— GIVEN PROBLEM —
Copy out the material below in full, but not its images.
[start]
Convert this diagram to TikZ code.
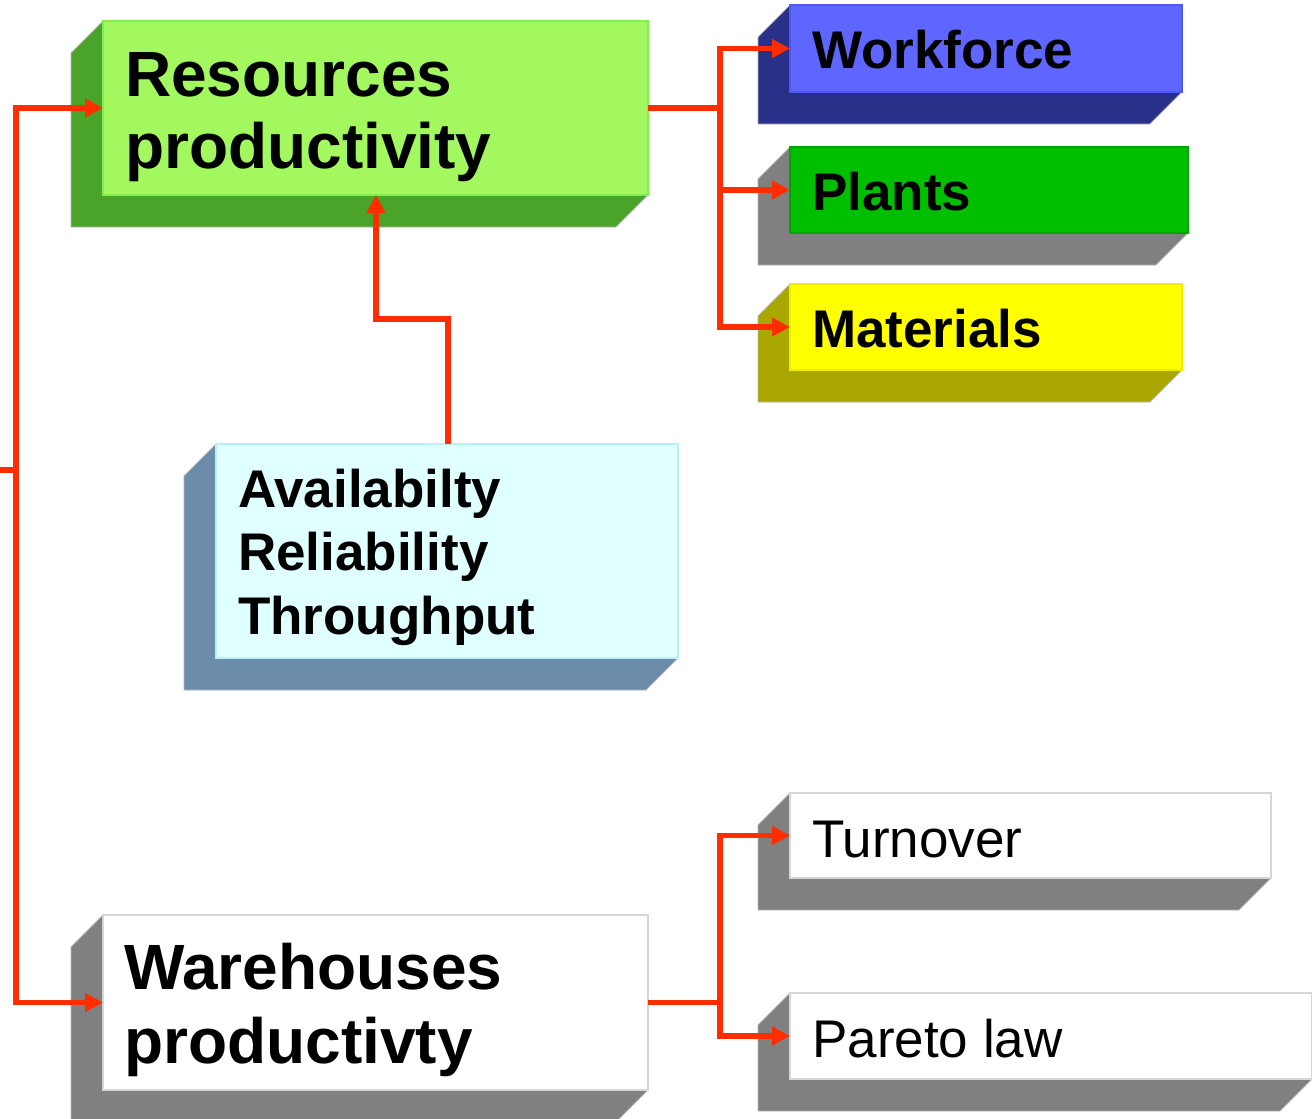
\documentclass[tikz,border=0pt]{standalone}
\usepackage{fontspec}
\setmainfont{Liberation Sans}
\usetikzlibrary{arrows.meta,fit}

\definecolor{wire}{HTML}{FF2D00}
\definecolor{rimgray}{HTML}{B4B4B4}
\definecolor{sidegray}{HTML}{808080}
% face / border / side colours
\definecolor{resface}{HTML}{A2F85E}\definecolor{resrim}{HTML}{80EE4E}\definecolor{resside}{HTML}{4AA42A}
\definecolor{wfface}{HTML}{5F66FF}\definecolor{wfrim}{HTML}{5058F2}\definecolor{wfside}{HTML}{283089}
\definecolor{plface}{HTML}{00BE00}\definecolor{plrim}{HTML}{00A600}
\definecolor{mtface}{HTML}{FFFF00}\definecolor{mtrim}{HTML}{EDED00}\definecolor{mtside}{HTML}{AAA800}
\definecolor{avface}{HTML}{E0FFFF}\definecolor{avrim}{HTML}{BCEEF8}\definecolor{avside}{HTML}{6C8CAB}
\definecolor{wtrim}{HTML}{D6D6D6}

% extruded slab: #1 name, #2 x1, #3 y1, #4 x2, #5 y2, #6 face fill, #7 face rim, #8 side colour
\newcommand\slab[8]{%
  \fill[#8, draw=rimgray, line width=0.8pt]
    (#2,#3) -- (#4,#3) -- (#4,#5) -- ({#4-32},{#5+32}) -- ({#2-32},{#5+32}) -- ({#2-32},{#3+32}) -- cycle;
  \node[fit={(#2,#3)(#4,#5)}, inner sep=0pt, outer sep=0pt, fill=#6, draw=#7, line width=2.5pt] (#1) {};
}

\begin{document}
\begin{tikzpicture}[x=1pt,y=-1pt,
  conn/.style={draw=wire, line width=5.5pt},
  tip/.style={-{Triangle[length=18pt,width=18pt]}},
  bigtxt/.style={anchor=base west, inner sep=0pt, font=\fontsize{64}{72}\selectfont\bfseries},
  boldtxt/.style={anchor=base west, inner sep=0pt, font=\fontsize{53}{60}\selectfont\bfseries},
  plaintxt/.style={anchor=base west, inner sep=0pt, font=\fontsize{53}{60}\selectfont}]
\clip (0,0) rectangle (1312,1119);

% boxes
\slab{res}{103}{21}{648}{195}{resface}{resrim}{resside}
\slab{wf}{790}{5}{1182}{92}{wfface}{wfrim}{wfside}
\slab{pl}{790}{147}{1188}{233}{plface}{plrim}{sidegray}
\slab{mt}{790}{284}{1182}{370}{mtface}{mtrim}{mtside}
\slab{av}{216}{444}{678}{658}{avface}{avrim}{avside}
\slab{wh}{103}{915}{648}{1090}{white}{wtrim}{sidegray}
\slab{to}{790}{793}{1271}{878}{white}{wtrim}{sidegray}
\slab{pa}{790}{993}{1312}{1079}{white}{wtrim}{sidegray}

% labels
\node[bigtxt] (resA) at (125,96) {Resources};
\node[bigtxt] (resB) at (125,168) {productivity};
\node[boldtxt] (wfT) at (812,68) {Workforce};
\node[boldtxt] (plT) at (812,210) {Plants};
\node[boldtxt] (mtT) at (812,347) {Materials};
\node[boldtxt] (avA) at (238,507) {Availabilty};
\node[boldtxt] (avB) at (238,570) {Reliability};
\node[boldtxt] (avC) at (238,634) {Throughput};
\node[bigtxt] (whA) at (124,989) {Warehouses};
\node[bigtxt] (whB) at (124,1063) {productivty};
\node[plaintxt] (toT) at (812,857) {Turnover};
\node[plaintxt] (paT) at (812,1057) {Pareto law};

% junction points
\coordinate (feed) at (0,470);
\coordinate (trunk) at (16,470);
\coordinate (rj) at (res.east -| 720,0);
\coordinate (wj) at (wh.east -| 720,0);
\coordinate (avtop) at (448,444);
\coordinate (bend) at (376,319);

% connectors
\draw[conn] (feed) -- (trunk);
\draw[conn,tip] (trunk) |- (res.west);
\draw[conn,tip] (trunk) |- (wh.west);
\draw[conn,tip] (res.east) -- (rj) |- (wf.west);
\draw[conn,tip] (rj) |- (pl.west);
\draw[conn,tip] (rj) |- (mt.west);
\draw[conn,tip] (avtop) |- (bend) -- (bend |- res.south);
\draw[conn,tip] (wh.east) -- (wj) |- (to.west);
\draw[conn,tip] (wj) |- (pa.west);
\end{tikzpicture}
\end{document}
[end]
— RESPONSE TO THE TASK —
Convert this diagram to TikZ code.
\documentclass[tikz,border=0pt]{standalone}
\usepackage{fontspec}
\setmainfont{Liberation Sans}
\usetikzlibrary{arrows.meta,fit}

\definecolor{wire}{HTML}{FF2D00}
\definecolor{rimgray}{HTML}{B4B4B4}
\definecolor{sidegray}{HTML}{808080}
% face / border / side colours
\definecolor{resface}{HTML}{A2F85E}\definecolor{resrim}{HTML}{80EE4E}\definecolor{resside}{HTML}{4AA42A}
\definecolor{wfface}{HTML}{5F66FF}\definecolor{wfrim}{HTML}{5058F2}\definecolor{wfside}{HTML}{283089}
\definecolor{plface}{HTML}{00BE00}\definecolor{plrim}{HTML}{00A600}
\definecolor{mtface}{HTML}{FFFF00}\definecolor{mtrim}{HTML}{EDED00}\definecolor{mtside}{HTML}{AAA800}
\definecolor{avface}{HTML}{E0FFFF}\definecolor{avrim}{HTML}{BCEEF8}\definecolor{avside}{HTML}{6C8CAB}
\definecolor{wtrim}{HTML}{D6D6D6}

% extruded slab: #1 name, #2 x1, #3 y1, #4 x2, #5 y2, #6 face fill, #7 face rim, #8 side colour
\newcommand\slab[8]{%
  \fill[#8, draw=rimgray, line width=0.8pt]
    (#2,#3) -- (#4,#3) -- (#4,#5) -- ({#4-32},{#5+32}) -- ({#2-32},{#5+32}) -- ({#2-32},{#3+32}) -- cycle;
  \node[fit={(#2,#3)(#4,#5)}, inner sep=0pt, outer sep=0pt, fill=#6, draw=#7, line width=2.5pt] (#1) {};
}

\begin{document}
\begin{tikzpicture}[x=1pt,y=-1pt,
  conn/.style={draw=wire, line width=5.5pt},
  tip/.style={-{Triangle[length=18pt,width=18pt]}},
  bigtxt/.style={anchor=base west, inner sep=0pt, font=\fontsize{64}{72}\selectfont\bfseries},
  boldtxt/.style={anchor=base west, inner sep=0pt, font=\fontsize{53}{60}\selectfont\bfseries},
  plaintxt/.style={anchor=base west, inner sep=0pt, font=\fontsize{53}{60}\selectfont}]
\clip (0,0) rectangle (1312,1119);

% boxes
\slab{res}{103}{21}{648}{195}{resface}{resrim}{resside}
\slab{wf}{790}{5}{1182}{92}{wfface}{wfrim}{wfside}
\slab{pl}{790}{147}{1188}{233}{plface}{plrim}{sidegray}
\slab{mt}{790}{284}{1182}{370}{mtface}{mtrim}{mtside}
\slab{av}{216}{444}{678}{658}{avface}{avrim}{avside}
\slab{wh}{103}{915}{648}{1090}{white}{wtrim}{sidegray}
\slab{to}{790}{793}{1271}{878}{white}{wtrim}{sidegray}
\slab{pa}{790}{993}{1312}{1079}{white}{wtrim}{sidegray}

% labels
\node[bigtxt] (resA) at (125,96) {Resources};
\node[bigtxt] (resB) at (125,168) {productivity};
\node[boldtxt] (wfT) at (812,68) {Workforce};
\node[boldtxt] (plT) at (812,210) {Plants};
\node[boldtxt] (mtT) at (812,347) {Materials};
\node[boldtxt] (avA) at (238,507) {Availabilty};
\node[boldtxt] (avB) at (238,570) {Reliability};
\node[boldtxt] (avC) at (238,634) {Throughput};
\node[bigtxt] (whA) at (124,989) {Warehouses};
\node[bigtxt] (whB) at (124,1063) {productivty};
\node[plaintxt] (toT) at (812,857) {Turnover};
\node[plaintxt] (paT) at (812,1057) {Pareto law};

% junction points
\coordinate (feed) at (0,470);
\coordinate (trunk) at (16,470);
\coordinate (rj) at (res.east -| 720,0);
\coordinate (wj) at (wh.east -| 720,0);
\coordinate (avtop) at (448,444);
\coordinate (bend) at (376,319);

% connectors
\draw[conn] (feed) -- (trunk);
\draw[conn,tip] (trunk) |- (res.west);
\draw[conn,tip] (trunk) |- (wh.west);
\draw[conn,tip] (res.east) -- (rj) |- (wf.west);
\draw[conn,tip] (rj) |- (pl.west);
\draw[conn,tip] (rj) |- (mt.west);
\draw[conn,tip] (avtop) |- (bend) -- (bend |- res.south);
\draw[conn,tip] (wh.east) -- (wj) |- (to.west);
\draw[conn,tip] (wj) |- (pa.west);
\end{tikzpicture}
\end{document}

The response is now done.